An Inkwell reader, M.D.B., chastises us for not including columnist Peggy Noonan’s prose ode to Mrs. Bush in yesterday’s Wall Street Journal.


M.D.B. is right.


Here, in a piece on why GWB’s base is sticking with him, is Noonan’s take on our First Lady:


“A word on Mrs. Bush. Everyone knows she is popular and admired, but I don’t think it’s been sufficiently noted that Laura Bush, in almost five years as first lady, has never made a mistake. She has not struck a false note or made a single misstep. This is remarkable. And our country has never seen anything like it.
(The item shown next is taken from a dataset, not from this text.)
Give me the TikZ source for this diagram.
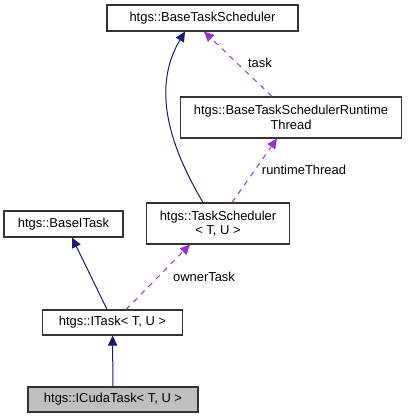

“Most first ladies five years in have made themselves look foolish at some point, or have been made to look foolish. Jackie Kennedy was the focus of sniping over her taste for luxury and long vacations, and was not loved until she was a widow. Lady Bird Johnson, with her well meaning, slightly clueless earnestness, was regularly lampooned. I remember someone doing an imitation of her in which she took the stage and introduced ‘My two semi-beautiful daughters.’ No one much liked the tightly wound Rosalyn Carter, and no one much disliked her. Nancy Reagan was reviled as a Hollywood airhead until she was reviled as a secret Machiavellian. Hillary Clinton was hated in many corners, and not only because she chose to interpret her husband’s election to the presidency as her elevation to a co-presidency. That was only part of it. When they made fun of her changing hairstyles it was because she seemed not to be in search of a good look but trying on new blond helmets in which to grimly wade forward like Brunhilde.


“Even Barbara Bush, probably the most liked of recent first ladies, got tagged as the Gray Fox or the Velvet Hammer. She was called tough as a boot and tagged as sharp-tongued. But no one has ever laid a glove on Laura. It is as if she were born to be first lady–easygoing, gently humorous, demure, ladylike. It takes enormous reserves of emotional discipline to sustain graciousness, to do the job right, to so disarm the press with what must be called, vulgarly but inescapably, natural class.


“She has never embarrassed our country. Of how many leaders or their spouses can that be said?”